Signing Lackey represents a change of direction for the Red Sox, who spent last winter patching their rotation with low-level free-agent signings such as Brad Penny and John Smoltz. The mixed results of that experiment may have left them cold, and led to acquiring Lackey, who carried much less short-term risk and a much higher price tag than those two players did. However, signing Lackey is something of an exercise in lilygilding; with Josh Beckett and Jon Lester, it’s not clear the the Red Sox have spent $80 million on much more than their third starter next year. Throw in Clay Buchholz and Daisuke Matsuzaka, and the Red Sox have a set five-man rotation before the calendar has flipped on 2009. That reduces the potential roles of Junichi Tazawa and Michael Bowden to fill in, or perhaps trade bait. It makes for a strange roster, with so much invested in the rotation, a deep and effective bullpen, but a set of position players that includes an expensive, subpar DH, a missing infield cornerman depending on where you assign Kevin Youkilis in the wake of a Mike Lowell trade, and a question mark in left field pending a Mike Cameron contract. A trade seems not just possible, but inevitable.
The Red Sox have long been reported to be interested in the Padres‘ Adrian Gonzalez, a great player on a ridiculous contract. Speculation increased when Jed Hoyer moved west to take the Padres GM job, the assumption being that his established relationship with Theo Epstein and his intimate knowledge of the Sox farm system would make the Sox a natural trading partner. In actuality, I think it makes the Sox less likely to get Gonzalez; Hoyer knows exactly what he would want in a deal like that, and the Sox seem unlikely to trade away the kind of package Hoyer would insist upon, and with Hoyer having such great knowledge of the Sox prospects, there’s no gap to exploit. So many trades happen because one team thinks more or less highly of some players than the other team does; that’s unlikely to be in play here. The Sox could trade for Adrian Gonzalez, perhaps building a deal around Clay Buchholz and Casey Kelly, but I just don’t think the fit will be there.
No, signing Lackey frees up not the inexpensive Buchholz for a deal, but the expensive Josh Beckett.
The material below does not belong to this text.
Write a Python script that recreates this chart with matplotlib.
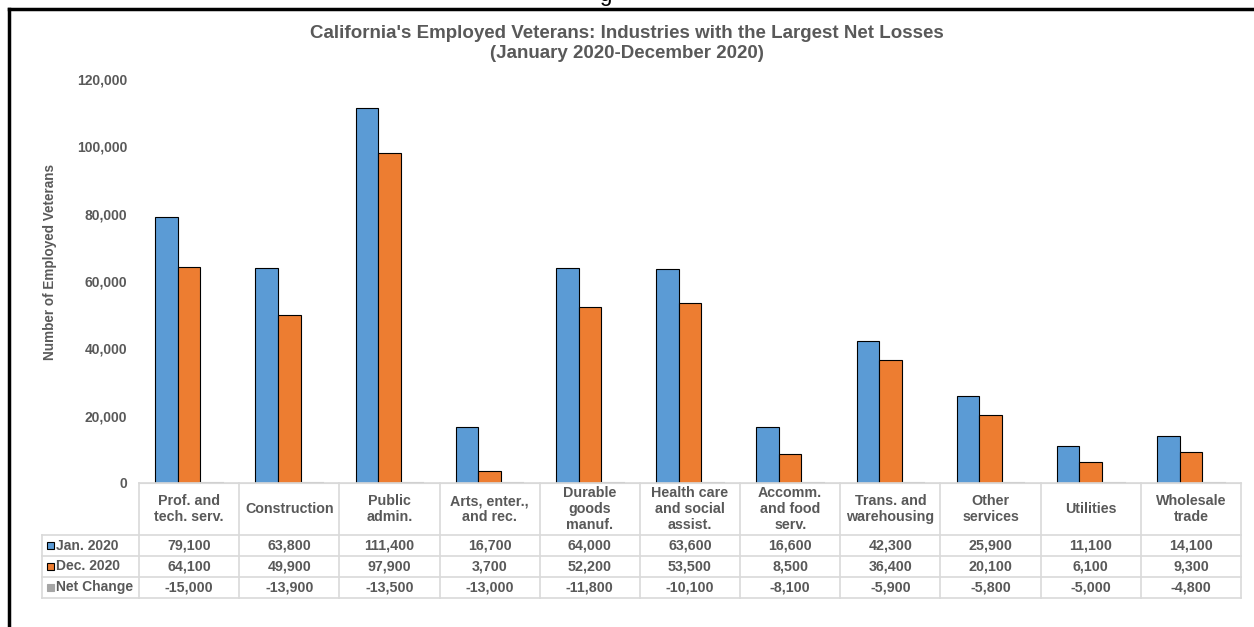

Beckett makes $12 million in 2010 and is a free agent after the season. With Lackey now in the fold along with Lester and Buchholz, plus Matsuzaka’s contract in hand and Kelly on the way, it doesn’t seem like the Sox and Beckett are a good match. They’ll need to put their resources elsewhere rather than into a starting pitcher who might be their fourth-best come a year from now. The likelihood is that Beckett will leave as a free agent, especially if Halladay’s extension moves him up in the pecking order next winter.
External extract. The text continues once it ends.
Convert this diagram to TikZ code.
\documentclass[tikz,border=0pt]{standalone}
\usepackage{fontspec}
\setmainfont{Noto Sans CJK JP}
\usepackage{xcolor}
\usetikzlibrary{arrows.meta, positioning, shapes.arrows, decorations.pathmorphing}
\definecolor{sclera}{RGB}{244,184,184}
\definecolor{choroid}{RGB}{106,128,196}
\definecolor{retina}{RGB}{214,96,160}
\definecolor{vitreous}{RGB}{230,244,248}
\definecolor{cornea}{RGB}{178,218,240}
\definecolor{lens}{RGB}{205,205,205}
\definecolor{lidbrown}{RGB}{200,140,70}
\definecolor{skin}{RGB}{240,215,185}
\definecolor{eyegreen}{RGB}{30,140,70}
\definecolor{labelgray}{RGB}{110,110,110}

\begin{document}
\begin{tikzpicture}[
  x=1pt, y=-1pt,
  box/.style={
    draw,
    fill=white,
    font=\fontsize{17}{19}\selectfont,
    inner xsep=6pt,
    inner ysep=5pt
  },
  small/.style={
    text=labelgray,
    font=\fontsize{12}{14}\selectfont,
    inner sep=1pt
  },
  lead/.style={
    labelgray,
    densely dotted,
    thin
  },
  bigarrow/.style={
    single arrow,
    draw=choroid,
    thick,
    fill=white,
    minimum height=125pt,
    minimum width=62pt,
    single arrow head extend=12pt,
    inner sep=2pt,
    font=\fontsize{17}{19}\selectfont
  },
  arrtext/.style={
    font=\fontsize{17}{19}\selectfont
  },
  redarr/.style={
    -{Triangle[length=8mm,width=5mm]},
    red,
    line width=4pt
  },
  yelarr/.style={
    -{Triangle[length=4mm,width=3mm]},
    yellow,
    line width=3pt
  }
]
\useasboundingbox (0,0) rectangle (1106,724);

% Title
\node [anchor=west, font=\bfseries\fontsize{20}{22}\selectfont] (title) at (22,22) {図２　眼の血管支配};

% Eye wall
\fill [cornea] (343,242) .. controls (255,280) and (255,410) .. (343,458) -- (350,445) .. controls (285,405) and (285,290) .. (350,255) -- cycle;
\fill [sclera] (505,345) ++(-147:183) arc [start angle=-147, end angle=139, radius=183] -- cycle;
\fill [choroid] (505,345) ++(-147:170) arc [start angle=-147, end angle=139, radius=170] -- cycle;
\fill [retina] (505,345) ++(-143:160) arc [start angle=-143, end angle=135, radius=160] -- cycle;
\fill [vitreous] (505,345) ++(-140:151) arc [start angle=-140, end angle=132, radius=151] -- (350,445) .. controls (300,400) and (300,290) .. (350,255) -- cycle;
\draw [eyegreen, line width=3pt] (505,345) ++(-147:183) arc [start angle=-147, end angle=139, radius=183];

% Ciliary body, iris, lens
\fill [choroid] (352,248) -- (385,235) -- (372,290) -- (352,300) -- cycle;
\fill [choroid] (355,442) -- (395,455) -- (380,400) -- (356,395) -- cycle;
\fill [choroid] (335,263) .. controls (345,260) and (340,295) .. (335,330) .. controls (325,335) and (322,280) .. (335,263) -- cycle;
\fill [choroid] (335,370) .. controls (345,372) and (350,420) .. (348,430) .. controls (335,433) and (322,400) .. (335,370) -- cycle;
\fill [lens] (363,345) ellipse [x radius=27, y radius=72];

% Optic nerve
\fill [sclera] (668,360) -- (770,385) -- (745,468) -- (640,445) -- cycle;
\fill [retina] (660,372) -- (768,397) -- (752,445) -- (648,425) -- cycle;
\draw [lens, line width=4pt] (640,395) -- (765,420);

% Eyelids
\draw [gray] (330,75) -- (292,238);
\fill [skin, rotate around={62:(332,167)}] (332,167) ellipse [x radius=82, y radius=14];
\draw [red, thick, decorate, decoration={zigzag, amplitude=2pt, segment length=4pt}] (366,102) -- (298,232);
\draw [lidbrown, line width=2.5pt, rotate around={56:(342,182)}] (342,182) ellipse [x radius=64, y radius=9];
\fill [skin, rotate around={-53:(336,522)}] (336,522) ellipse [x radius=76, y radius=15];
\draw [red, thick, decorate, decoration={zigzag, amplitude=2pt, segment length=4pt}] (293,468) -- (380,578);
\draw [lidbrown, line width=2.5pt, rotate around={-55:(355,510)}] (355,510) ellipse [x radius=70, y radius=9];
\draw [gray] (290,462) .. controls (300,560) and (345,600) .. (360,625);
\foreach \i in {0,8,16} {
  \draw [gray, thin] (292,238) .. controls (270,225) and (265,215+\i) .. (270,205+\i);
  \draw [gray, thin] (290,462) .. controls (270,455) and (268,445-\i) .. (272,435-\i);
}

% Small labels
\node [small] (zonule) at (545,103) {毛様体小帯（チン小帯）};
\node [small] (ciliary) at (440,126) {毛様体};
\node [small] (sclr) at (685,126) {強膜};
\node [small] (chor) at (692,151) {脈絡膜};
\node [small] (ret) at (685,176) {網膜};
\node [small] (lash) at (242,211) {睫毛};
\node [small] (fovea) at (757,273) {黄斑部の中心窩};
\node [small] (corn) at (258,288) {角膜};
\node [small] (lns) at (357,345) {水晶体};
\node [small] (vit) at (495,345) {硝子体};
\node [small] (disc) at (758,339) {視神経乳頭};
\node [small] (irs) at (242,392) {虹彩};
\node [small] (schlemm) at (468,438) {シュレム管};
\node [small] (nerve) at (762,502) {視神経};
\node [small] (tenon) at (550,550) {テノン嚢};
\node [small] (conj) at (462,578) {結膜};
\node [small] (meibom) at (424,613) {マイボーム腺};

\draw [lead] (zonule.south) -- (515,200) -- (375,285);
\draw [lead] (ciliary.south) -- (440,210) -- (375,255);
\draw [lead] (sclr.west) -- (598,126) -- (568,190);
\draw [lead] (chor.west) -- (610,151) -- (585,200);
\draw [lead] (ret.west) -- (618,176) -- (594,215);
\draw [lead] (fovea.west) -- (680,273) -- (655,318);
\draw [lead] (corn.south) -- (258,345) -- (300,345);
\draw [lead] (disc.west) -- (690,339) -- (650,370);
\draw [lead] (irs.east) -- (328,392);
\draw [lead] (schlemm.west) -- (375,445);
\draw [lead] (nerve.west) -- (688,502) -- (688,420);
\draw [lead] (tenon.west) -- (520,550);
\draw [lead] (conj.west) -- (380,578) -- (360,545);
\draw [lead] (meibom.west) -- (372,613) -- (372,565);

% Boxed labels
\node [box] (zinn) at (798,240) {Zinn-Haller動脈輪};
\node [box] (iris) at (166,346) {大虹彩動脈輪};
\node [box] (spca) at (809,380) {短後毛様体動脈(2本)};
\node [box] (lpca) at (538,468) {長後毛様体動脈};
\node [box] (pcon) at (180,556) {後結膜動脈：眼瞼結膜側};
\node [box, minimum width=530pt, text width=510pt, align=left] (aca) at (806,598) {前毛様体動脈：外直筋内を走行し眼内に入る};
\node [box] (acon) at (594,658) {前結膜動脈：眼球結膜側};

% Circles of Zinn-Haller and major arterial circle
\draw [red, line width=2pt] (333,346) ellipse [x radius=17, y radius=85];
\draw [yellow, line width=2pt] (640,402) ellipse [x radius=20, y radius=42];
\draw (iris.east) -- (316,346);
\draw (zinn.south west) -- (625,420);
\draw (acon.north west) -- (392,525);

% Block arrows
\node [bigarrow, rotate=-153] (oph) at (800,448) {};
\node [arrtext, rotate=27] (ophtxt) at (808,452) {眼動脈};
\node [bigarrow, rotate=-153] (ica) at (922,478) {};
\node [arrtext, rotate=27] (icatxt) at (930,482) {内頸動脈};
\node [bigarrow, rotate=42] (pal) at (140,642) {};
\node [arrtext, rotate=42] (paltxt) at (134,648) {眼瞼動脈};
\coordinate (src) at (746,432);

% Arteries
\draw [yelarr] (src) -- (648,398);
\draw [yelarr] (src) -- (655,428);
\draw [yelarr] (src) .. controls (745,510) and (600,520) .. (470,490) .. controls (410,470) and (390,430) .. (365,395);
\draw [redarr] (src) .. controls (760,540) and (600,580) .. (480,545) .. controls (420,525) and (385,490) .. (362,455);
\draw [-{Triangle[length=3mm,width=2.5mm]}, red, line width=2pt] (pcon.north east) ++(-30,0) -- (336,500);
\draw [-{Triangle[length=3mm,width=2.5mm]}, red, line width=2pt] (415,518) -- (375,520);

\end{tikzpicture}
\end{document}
The Sox have a asset whose perceived value, due to his postseason success and reputation as an ace, is higher than his actual value. In four AL seasons Beckett has an ERA of 4.05, and while you can attribute some of that to his competitive environment and some to defense-Beckett’s peripherals are consistently strong-the idea that he is an ace is overblown. Beckett has three 200-inning seasons in his career and three seasons with an ERA below 3.50; he’s done both those things in the same year once, 2007, which is also the only season in which he’s garnered Cy Young votes. He’ll be 31 years old in 2011. Is any of this sounding familiar? Beckett doesn’t look much like John Lackey, but their track records, right down to the Game Seven victories, are freakishly alike. The Lackey contract set the market for Beckett, and the Sox, already paying Matsuzaka and having more pitching than hitting at both the major- and minor-league levels, don’t need two guys like that.
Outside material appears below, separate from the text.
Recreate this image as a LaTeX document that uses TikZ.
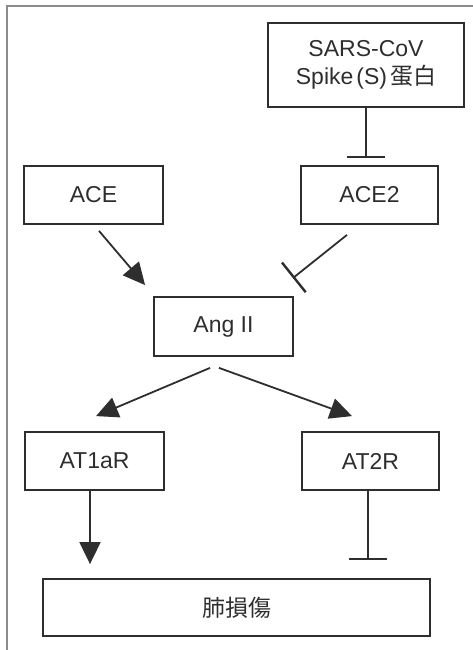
\documentclass[tikz,border=0pt]{standalone}
\usepackage{fontspec}
\setmainfont{Liberation Sans}
\newfontfamily\cjk{Noto Sans CJK JP}
\usetikzlibrary{arrows.meta,calc}
\definecolor{inkgray}{HTML}{2E2E2E}
\definecolor{framegray}{HTML}{8C8C8C}
\tikzset{
  box/.style={draw=inkgray, line width=1.8pt, text=inkgray, inner sep=0pt,
              font=\fontsize{23}{28}\selectfont, align=center},
  promote/.style={draw=inkgray, line width=1.8pt, -{Triangle[length=22pt,width=21pt]}},
  inhibit/.style={draw=inkgray, line width=1.8pt, -{Bar[width=38pt,line width=2.4pt]}}
}
\begin{document}
\begin{tikzpicture}[x=1pt,y=1pt]

            \useasboundingbox (0,0) rectangle (473,650);
            % outer frame (cut off at right and bottom)
            \draw[framegray, line width=1.5pt] (7,0) -- (7,644) -- (473,644);

            % boxes
            \node[box, minimum width=196pt, minimum height=84pt] (sars) at (366,585)
                {SARS-CoV\\Spike\hspace{3pt}(S)\hspace{3pt}{\cjk 蛋白}};
            \node[box, minimum width=139pt, minimum height=58pt] (ace) at (93.5,455) {ACE};
            \node[box, minimum width=137pt, minimum height=58pt] (acetwo) at (369.5,455) {ACE2};
            \node[box, minimum width=139pt, minimum height=59pt] (ang) at (223.5,323.5) {Ang II};
            \node[box, minimum width=139pt, minimum height=58pt] (atone) at (94.5,189) {AT1aR};
            \node[box, minimum width=137pt, minimum height=58pt] (attwo) at (370.5,189) {AT2R};
            \node[box, minimum width=387pt, minimum height=57pt] (lung) at (236.5,42.5) {\cjk 肺損傷};

            % connectors
            \draw[inhibit] (sars.south) -- ([xshift=-3.5pt,yshift=7pt]acetwo.north);
            \draw[promote] ([xshift=5.5pt,yshift=-6pt]ace.south) -- ([xshift=-8pt,yshift=11pt]ang.north west);
            \draw[inhibit] ([xshift=-22.5pt,yshift=-10pt]acetwo.south) -- ([xshift=-1pt,yshift=18pt]ang.north east);
            \draw[promote] ([xshift=-13.5pt,yshift=-11pt]ang.south) -- ([xshift=1.5pt,yshift=15pt]atone.north);
            \draw[promote] ([xshift=-4.5pt,yshift=-11pt]ang.south) -- ([xshift=-18.5pt,yshift=15pt]attwo.north);
            \draw[promote] ([xshift=-4.5pt]atone.south) -- ($(atone.south |- lung.north)+(-4.5,14)$);
            \draw[inhibit] ([xshift=-2.5pt]attwo.south) -- ($(attwo.south |- lung.north)+(-2.5,18)$);

\end{tikzpicture}
\end{document}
No, the Lackey contract could well lead to the availability of Beckett, and if he’s not someone the Padres would want in a deal-a $12 million pitcher who’s a free agent at the end of the season is anathema to them-he is someone who could be attractive to a contender with money and a short time horizon. The Mets have been eating the Phillies‘ dust for some time; think they wouldn’t get involved here? The Dodgers need a starter to go with Chad Billingsley and Clayton Kershaw. The Rangers have been admiring Beckett, a Texan, for years, and they have prospects coming out of their ears. There are all kinds of places to send Beckett and get good value for his services, and the Sox can take the hit; the gap between Beckett and what they’ll get from Tazawa, Bowden and a mid-season trade replacement is likely to be less than $12 million and the package they’ll be able to get for Beckett.
That’s not what really intrigues me. No, what I’m thinking is that we’ve already seen two big three-team trades in the last week, and the Red Sox signing of John Lackey creates a path to a third, where the Red Sox get Adrian Gonzalez in exchange for Beckett and prospects, and a third team takes Beckett and provides additional prospects to the Padres. This re-creates the information gap that doesn’t exist between the Sox and Padres by introducing a third organization. It allows the Sox to leverage their strength, starting pitching, to fix their weakness, which right now is the middle of the lineup. The third team will be getting what they’ll see as a number-one starter (probably a good number two) with postseason pedigree that they can sell to their fan base. Because Beckett doesn’t have the no-trade clause that Roy Halladay (and before him, Johan Santana) had, he doesn’t have to be extended as part of a trade, making dealing him easier. The Padres would get the kind of franchise restart that they didn’t get in the Jake Peavy deal, which is the only way they’re going to deal Gonzalez. It’s the kind of trade that can work for all the teams involved.
Signing John Lackey opens a door for the Red Sox, and Adrian Gonzalez is on the other side of it. We’ll see if they’re able to walk through.
I know you’re probably wondering about the Roy Halladay/Cliff Lee extravaganza. When we have the final deal, and the details about the Halladay contract extension, I’ll write it up, as will Christina. The details, however, are extremely important in evaluating the trade, and they’ve been unclear since the story broke. As I keep saying, I’m reluctant to do analysis of rumors that lack complete information, even as I see that become the dominant trend in baseball coverage. I’d rather be half a news cycle behind and do better work.